E-commerce operators spend tens of thousands a month on achieving clicks. Then what?
The Click Trap
There’s a particular kind of madness that’s become entirely normalised in e-commerce, and almost no one talks about it. Companies will spend £30,000, £50,000, even £100,000 a month on pay-per-click advertising without flinching. The invoices get approved, the campaigns get launched, and the dashboards light up with impressions and clicks. Everyone feels busy. Everyone feels like something is happening.
Then a visitor lands on the site — and that’s largely where the thinking stops.
The economics of this are worth sitting with for a moment. If you’re spending £50,000 a month on PPC and converting at 1.5%, that means 98.5% of the people you paid to bring to your door walked straight back out again. You don’t just accept that. You optimise around it. You spend another £5,000 next month to get more of them in, and the cycle continues.
What very few brands do is ask the more uncomfortable question: why are they leaving?
Conversion rate optimisation — the discipline of actually understanding what happens after the click — is treated as optional. A nice-to-have. Something to get to eventually, once the ads are “working.” But the ads are never really working if the site isn’t converting. You’re just buying traffic and calling it growth.
The imbalance is staggering. Businesses that wouldn’t dream of increasing their ad budget without sign-off from three stakeholders will let their product pages, checkout flows, and user experience drift for months without a single structured test. No heatmaps. No session recordings. No A/B testing. Just a vague sense that the site looks fine and the product is good, so something else must be causing the drop-off.
That something else is rarely mysterious. It’s slow load times. It’s a checkout that asks for too much too soon. It’s product descriptions written for search engines rather than humans. It’s trust signals that are missing, returns policies that are buried, or a mobile experience that was built as an afterthought. These are solvable problems. But you have to be looking for them. Conversion is key!

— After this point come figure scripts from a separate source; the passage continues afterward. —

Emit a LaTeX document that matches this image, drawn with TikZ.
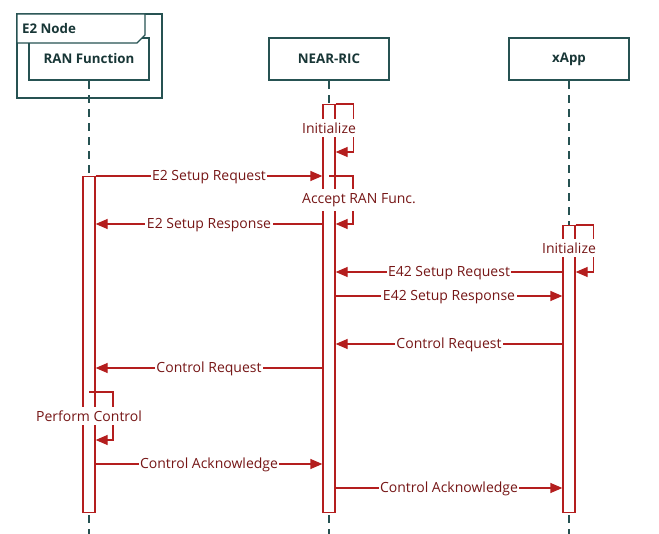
\documentclass[tikz,border=0pt]{standalone}
\usepackage{fontspec}
\setmainfont{Open Sans}
\usetikzlibrary{arrows.meta,calc}
\definecolor{teal1}{RGB}{38,82,82}
\definecolor{tealtxt}{RGB}{24,54,54}
\definecolor{msgred}{RGB}{180,30,30}
\definecolor{msgtxt}{RGB}{118,22,22}
\tikzset{
 actor/.style={draw=teal1, line width=2.4pt, fill=white, minimum width=120pt, minimum height=42pt, inner sep=0pt, font=\fontsize{13.3}{15}\selectfont\bfseries, text=tealtxt},
 lifeline/.style={draw=teal1, line width=1.1pt, dash pattern=on 8pt off 6pt},
 actbar/.style={draw=msgred, line width=1.3pt, fill=white, minimum width=12pt, inner sep=0pt, anchor=north},
 msg/.style={draw=msgred, line width=1.3pt, -{Triangle[length=12pt,width=10pt]}},
 lbl/.style={fill=white, text=msgtxt, font=\fontsize{14}{16}\selectfont, inner xsep=1.5pt, inner ysep=4pt},
 framebox/.style={draw=teal1, line width=1.1pt},
}
\begin{document}
\begin{tikzpicture}[x=1pt,y=-1pt]
\useasboundingbox (0,0) rectangle (659,534);
\coordinate (bottom) at (0,534);
% E2 Node frame
\draw[framebox] (17,14) rectangle (162,98);
% actors
\node[actor] (ran) at (89,59) {RAN Function};
\node[actor] (ric) at (329,59) {NEAR-RIC};
\node[actor] (xapp) at (569,59) {xApp};
% frame tab
\draw[framebox, fill=white] (17,14) -- (145,14) -- (145,35) -- (137,43) -- (17,43) -- cycle;
\node[anchor=west, font=\fontsize{13.3}{15}\selectfont\bfseries, text=tealtxt, inner sep=0pt] (e2node) at (22,29) {E2 Node};
% lifelines
\draw[lifeline] (ran.south) -- (ran.south |- bottom);
\draw[lifeline] (ric.south) -- (ric.south |- bottom);
\draw[lifeline] (xapp.south) -- (xapp.south |- bottom);
% activation bars
\node[actbar, minimum height=336pt] (ranbar) at (89,176) {};
\node[actbar, minimum height=408pt] (ricbar) at (329,104) {};
\node[actbar, minimum height=287pt] (xappbar) at (569,225) {};
% rows
\coordinate (r152) at (0,152);
\coordinate (r176) at (0,176);
\coordinate (r224) at (0,224);
\coordinate (r272) at (0,272);
\coordinate (r296) at (0,296);
\coordinate (r344) at (0,344);
\coordinate (r368) at (0,368);
\coordinate (r392) at (0,392);
\coordinate (r440) at (0,440);
\coordinate (r464) at (0,464);
\coordinate (r488) at (0,488);
% self messages
\draw[msg] (ricbar.north east) -- ++(18,0) |- (ricbar.east |- r152);
\draw[msg] (ricbar.north |- r176) -- ++(24,0) |- (ricbar.east |- r224);
\draw[msg] (xappbar.north east) -- ++(18,0) |- (xappbar.east |- r272);
\draw[msg] (ranbar.north |- r392) -- ++(24,0) |- (ranbar.east |- r440);
\node[lbl] (init1) at (329,128) {Initialize};
\node[lbl] (accept) at (359,200) {Accept RAN Func.};
\node[lbl] (init2) at (569,248) {Initialize};
\node[lbl] (perform) at (89,416) {Perform Control};
% messages
\draw[msg] (ranbar.east |- r176) -- node[lbl, yshift=-1pt] (m1) {E2 Setup Request} (ricbar.west |- r176);
\draw[msg] (ricbar.west |- r224) -- node[lbl, yshift=-1pt] (m2) {E2 Setup Response} (ranbar.east |- r224);
\draw[msg] (xappbar.west |- r272) -- node[lbl, yshift=-1pt] (m3) {E42 Setup Request} (ricbar.east |- r272);
\draw[msg] (ricbar.east |- r296) -- node[lbl, yshift=-1pt] (m4) {E42 Setup Response} (xappbar.west |- r296);
\draw[msg] (xappbar.west |- r344) -- node[lbl, yshift=-1pt] (m5) {Control Request} (ricbar.east |- r344);
\draw[msg] (ricbar.west |- r368) -- node[lbl, yshift=-1pt] (m6) {Control Request} (ranbar.east |- r368);
\draw[msg] (ranbar.east |- r464) -- node[lbl, yshift=-1pt] (m7) {Control Acknowledge} (ricbar.west |- r464);
\draw[msg] (ricbar.east |- r488) -- node[lbl, yshift=-1pt] (m8) {Control Acknowledge} (xappbar.west |- r488);
\end{tikzpicture}
\end{document}
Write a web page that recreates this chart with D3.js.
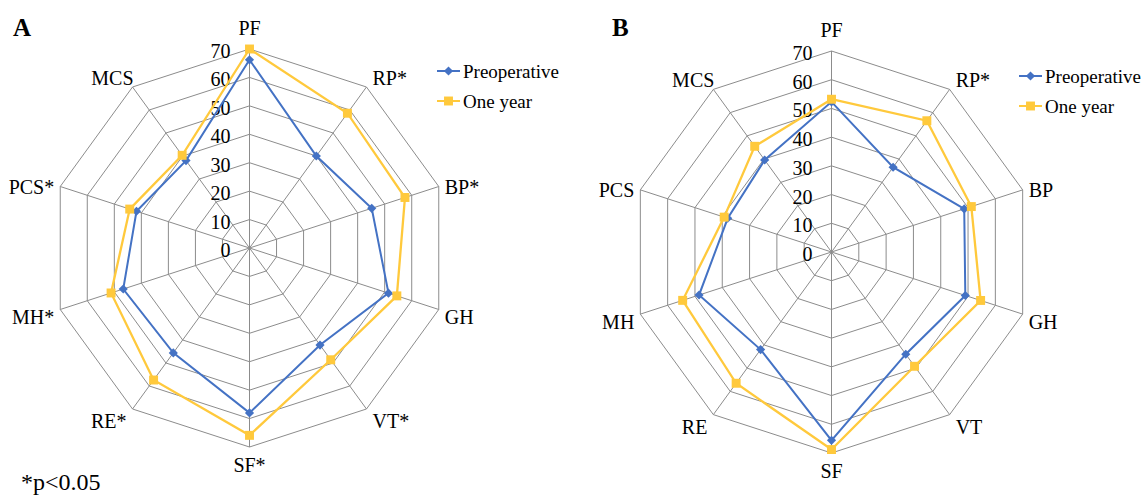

The uncomfortable truth is that increasing conversion by even half a percentage point — from 1.5% to 2% — has the same revenue impact as a significant increase in ad spend, but costs a fraction of the price. The traffic is already there. You just need more of it to say yes.
Part of the problem is where attention flows in most marketing teams. PPC is visible, fast, and easy to report on. You can show a click-through rate in a Monday morning meeting and it feels like progress. Conversion work is slower, less glamorous, and harder to explain to a board that’s already comfortable with the idea of buying traffic.
But comfort is expensive when it’s pointing in the wrong direction.
The brands that will win the next phase of e-commerce aren’t necessarily those with the biggest ad budgets. They’re the ones who got serious about what happens after the click — and stopped mistaking traffic for traction.